The articles below are reproduced from the September 2006 issue of Autocar magazine

"What a fiasco! This new law on child booster seats for under 12s is a huge expense for young families and utterly unworkable. Am I expected to purchase extra booster chairs for my daughter's friends if I occasionally offer to pick them up? My 11-year-old daughter attends secondary school - she and I had assumed those embarrassing 'baby chair' days were behind us. But there was even worse news: my newly purchased chair won't fit in the third seating row of my Vauxhall Zafira. With my back row seating now redundant, this tax-collecting government is forcing me into a larger vehicle so that I can continue carrying my smaller passengers."

Kevin Pye
Hertfordshire

You're not the only one exasperated by this, Kevin. Here's hoping the car makers, seat designers and the Government ease our pain as soon as possible. See below for a possible solution to the problem.
 

Don't kid around with child seats

Two things happened this week that may be of life-or-death importance to your children. The UK's laws on child seats became much more precriptive, and a far-sighted engineer called Kevin Macliver took the wraps off a new multi-sprog range of child seats that he has been designing and developing for the past decade. They have the exciting potential to give your ordinary family traffic-jammer the kid capacity of an MPV, and save you a lot of money.

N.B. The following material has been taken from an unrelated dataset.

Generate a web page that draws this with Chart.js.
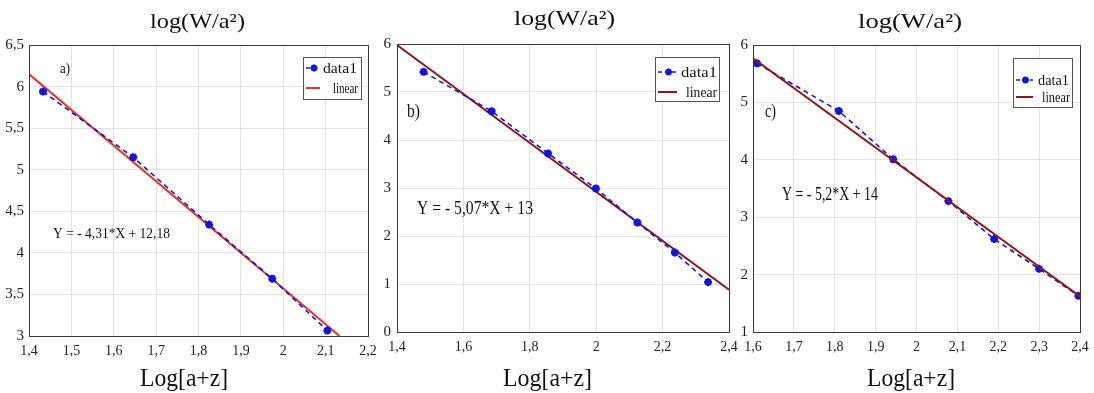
<!DOCTYPE html>
<html>
<head>
<meta charset="utf-8">
<style>
  body { margin: 0; background: #fff; }
  #wrap { position: relative; width: 1094px; height: 393px; }
  canvas { position: absolute; left: 0; top: 0; }
</style>
<script src="https://cdn.jsdelivr.net/npm/chart.js"></script>
</head>
<body>
<div id="wrap">
  <canvas id="chartA" width="1094" height="393"></canvas>
  <canvas id="chartB" width="1094" height="393"></canvas>
  <canvas id="chartC" width="1094" height="393"></canvas>
</div>
<script>
// === Donnees ===
// panneau a)
const xA = [1.433, 1.646, 1.825, 1.974, 2.104];
const yA = [5.94, 5.15, 4.34, 3.69, 3.065];
const fitXA = [1.4, 2.133];
const fitYA = [6.15, 3.0];
const xTicksA = [1.4, 1.5, 1.6, 1.7, 1.8, 1.9, 2, 2.1, 2.2];
const yTicksA = [3, 3.5, 4, 4.5, 5, 5.5, 6, 6.5];
// panneau b)
const xB = [1.48, 1.685, 1.855, 1.999, 2.124, 2.237, 2.337];
const yB = [5.42, 4.60, 3.72, 2.99, 2.28, 1.655, 1.04];
const fitXB = [1.4, 2.4];
const fitYB = [5.98, 0.88];
const xTicksB = [1.4, 1.6, 1.8, 2, 2.2, 2.4];
const yTicksB = [0, 1, 2, 3, 4, 5, 6];
// panneau c)
const xC = [1.61, 1.81, 1.943, 2.078, 2.19, 2.30, 2.396];
const yC = [5.68, 4.85, 4.01, 3.28, 2.62, 2.10, 1.63];
const fitXC = [1.6, 2.4];
const fitYC = [5.77, 1.62];
const xTicksC = [1.6, 1.7, 1.8, 1.9, 2, 2.1, 2.2, 2.3, 2.4];
const yTicksC = [1, 2, 3, 4, 5, 6];

const titleText = 'log(W/a²)';
const xLabelText = 'Log[a+z]';
const seriesNames = ['data1', 'linear'];
const equations = ['Y = - 4,31*X + 12,18', 'Y = - 5,07*X + 13', 'Y = - 5,2*X + 14'];
const letters = ['a)', 'b)', 'c)'];

const serif = '"Liberation Serif", "Times New Roman", serif';
const blue = '#1414d8';

function toPts(xs, ys) {
  return xs.map((x, i) => ({ x: x, y: ys[i] }));
}

function comma(v) {
  return String(Number(v.toFixed(2))).replace('.', ',');
}

// texte compresse horizontalement pour tenir dans une largeur donnee
function fitText(ctx, txt, x, y, size, width) {
  ctx.save();
  ctx.font = size + 'px ' + serif;
  const w = ctx.measureText(txt).width;
  ctx.translate(x, y);
  ctx.scale(width / w, 1);
  ctx.textAlign = 'left';
  ctx.textBaseline = 'alphabetic';
  ctx.fillStyle = '#111';
  ctx.fillText(txt, 0, 0);
  ctx.restore();
}

function drawStar(ctx, x, y, r) {
  ctx.beginPath();
  for (let k = 0; k < 4; k++) {
    const a = k * Math.PI / 4;
    ctx.moveTo(x - r * Math.cos(a), y - r * Math.sin(a));
    ctx.lineTo(x + r * Math.cos(a), y + r * Math.sin(a));
  }
  ctx.stroke();
}

// === Cadre, legende, textes ===
const decorPlugin = {
  id: 'decor',
  afterDraw(chart, args, o) {
    const ctx = chart.ctx;
    const a = chart.chartArea;
    ctx.save();
    ctx.strokeStyle = '#3a3a3a';
    ctx.lineWidth = 1;
    ctx.strokeRect(a.left + 0.5, a.top + 0.5, a.right - a.left, a.bottom - a.top);

    // legende
    const L = o.legend;
    ctx.fillStyle = '#fff';
    ctx.fillRect(L.x0, L.y0, L.x1 - L.x0, L.y1 - L.y0);
    ctx.strokeStyle = '#555';
    ctx.strokeRect(L.x0 + 0.5, L.y0 + 0.5, L.x1 - L.x0, L.y1 - L.y0);
    const dsData = chart.data.datasets.find(d => d.label === seriesNames[0]);
    const dsFit = chart.data.datasets.find(d => d.label === seriesNames[1]);
    ctx.strokeStyle = dsData.borderColor;
    ctx.lineWidth = 1.6;
    ctx.setLineDash([4, 3]);
    ctx.beginPath();
    ctx.moveTo(L.sx0, L.r1);
    ctx.lineTo(L.sx1, L.r1);
    ctx.stroke();
    ctx.setLineDash([]);
    ctx.lineWidth = 2.2;
    drawStar(ctx, (L.sx0 + L.sx1) / 2 + 1, L.r1, 3.6);
    ctx.strokeStyle = dsFit.borderColor;
    ctx.lineWidth = 2;
    ctx.beginPath();
    ctx.moveTo(L.sx0, L.r2);
    ctx.lineTo(L.sx1, L.r2);
    ctx.stroke();
    fitText(ctx, seriesNames[0], L.t1[0], L.r1 + L.size * 0.33, L.size, L.t1[1]);
    fitText(ctx, seriesNames[1], L.t2[0], L.r2 + L.size * 0.33, L.size, L.t2[1]);

    // textes libres
    o.texts.forEach(t => fitText(ctx, t.txt, t.x, t.y, t.size, t.w));
    ctx.restore();
  }
};

function makePanel(id, p) {
  const datasets = [
    {
      label: seriesNames[0],
      data: toPts(p.xs, p.ys),
      borderColor: blue,
      backgroundColor: blue,
      borderWidth: 1.6,
      borderDash: [5, 4],
      pointStyle: 'star',
      pointRadius: 4,
      pointBorderWidth: 2.4,
      order: p.dataOrder
    },
    {
      label: seriesNames[1],
      data: toPts(p.fitX, p.fitY),
      borderColor: p.fitColor,
      borderWidth: 2,
      pointRadius: 0,
      order: p.fitOrder
    }
  ];
  new Chart(document.getElementById(id), {
    type: 'line',
    data: { datasets: datasets },
    options: {
      responsive: false,
      animation: false,
      layout: { padding: p.padding },
      plugins: {
        legend: { display: false },
        tooltip: { enabled: false },
        decor: p.decor
      },
      scales: {
        x: {
          type: 'linear',
          min: p.xTicks[0],
          max: p.xTicks[p.xTicks.length - 1],
          afterBuildTicks: s => { s.ticks = p.xTicks.map(v => ({ value: v })); },
          afterFit: s => { s.height = 24; s.paddingLeft = 0; s.paddingRight = 0; },
          grid: { color: '#e2e2e2', drawTicks: false },
          border: { color: '#3a3a3a' },
          ticks: {
            padding: 7,
            maxRotation: 0,
            autoSkip: false,
            color: '#222',
            font: { family: serif, size: 14 },
            callback: v => comma(v)
          }
        },
        y: {
          type: 'linear',
          min: p.yTicks[0],
          max: p.yTicks[p.yTicks.length - 1],
          afterBuildTicks: s => { s.ticks = p.yTicks.map(v => ({ value: v })); },
          afterFit: s => { s.width = p.yWidth; s.paddingTop = 0; s.paddingBottom = 0; },
          grid: { color: '#e2e2e2', drawTicks: false },
          border: { color: '#3a3a3a' },
          ticks: {
            padding: p.yPad,
            autoSkip: false,
            color: '#222',
            font: { family: serif, size: 15 },
            callback: v => comma(v)
          }
        }
      }
    },
    plugins: [decorPlugin]
  });
}

makePanel('chartA', {
  xs: xA, ys: yA, fitX: fitXA, fitY: fitYA, xTicks: xTicksA, yTicks: yTicksA,
  fitColor: '#e2352c', dataOrder: 0, fitOrder: 1,
  yWidth: 29, yPad: 5,
  padding: { left: 0, right: 1094 - 368, top: 45, bottom: 393 - 336 - 24 },
  decor: {
    legend: { x0: 303, y0: 57, x1: 361, y1: 99, r1: 68, r2: 88, sx0: 306, sx1: 320,
              t1: [323, 34], t2: [333, 25], size: 14 },
    texts: [
      { txt: titleText, x: 150, y: 28, size: 21, w: 95 },
      { txt: xLabelText, x: 140, y: 386, size: 26, w: 88 },
      { txt: equations[0], x: 53, y: 238, size: 15, w: 117 },
      { txt: letters[0], x: 60, y: 73, size: 15, w: 10 }
    ]
  }
});

makePanel('chartB', {
  xs: xB, ys: yB, fitX: fitXB, fitY: fitYB, xTicks: xTicksB, yTicks: yTicksB,
  fitColor: '#8e1616', dataOrder: 0, fitOrder: 1,
  yWidth: 17, yPad: 6,
  padding: { left: 397 - 17, right: 1094 - 729, top: 44, bottom: 393 - 332 - 24 },
  decor: {
    legend: { x0: 655, y0: 57, x1: 719, y1: 101, r1: 72, r2: 92, sx0: 658, sx1: 677,
              t1: [681, 36], t2: [686, 31], size: 15 },
    texts: [
      { txt: titleText, x: 514, y: 25, size: 21, w: 101 },
      { txt: xLabelText, x: 503, y: 386, size: 26, w: 89 },
      { txt: equations[1], x: 417, y: 214, size: 19, w: 116 },
      { txt: letters[1], x: 407, y: 117, size: 19, w: 13 }
    ]
  }
});

makePanel('chartC', {
  xs: xC, ys: yC, fitX: fitXC, fitY: fitYC, xTicks: xTicksC, yTicks: yTicksC,
  fitColor: '#8e1616', dataOrder: 1, fitOrder: 0,
  yWidth: 13, yPad: 5,
  padding: { left: 753 - 13, right: 1094 - 1080, top: 45, bottom: 393 - 332 - 24 },
  decor: {
    legend: { x0: 1013, y0: 58, x1: 1072, y1: 107, r1: 80, r2: 97, sx0: 1016, sx1: 1033,
              t1: [1038, 31], t2: [1042, 28], size: 14 },
    texts: [
      { txt: titleText, x: 858, y: 28, size: 21, w: 104 },
      { txt: xLabelText, x: 867, y: 386, size: 26, w: 88 },
      { txt: equations[2], x: 782, y: 200, size: 18, w: 96 },
      { txt: letters[2], x: 765, y: 117, size: 18, w: 11 }
    ]
  }
});
</script>
</body>
</html>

Sold under the brand Multimac, these seats accommodate children up to 11 years old, and Macliver's own engineering company has started making them in two, three and four-sprog versions, with optional rearward-facing facilities for infants. They're trimmed by the folk who also did the Mercedes SLR McLaren and look a treat, which they should for the £1000 they'll set you back.

Why do I care about this? For me, with sons 22 and 25 years old, the whole thing's irrelevant. Truth is, I found Kevin Macliver's focus and commitment compelling. He struck me as the epitome of the indomitable British engineer, a true Issigonis of child seats, who richly deserves to find the big-company contract he'd like.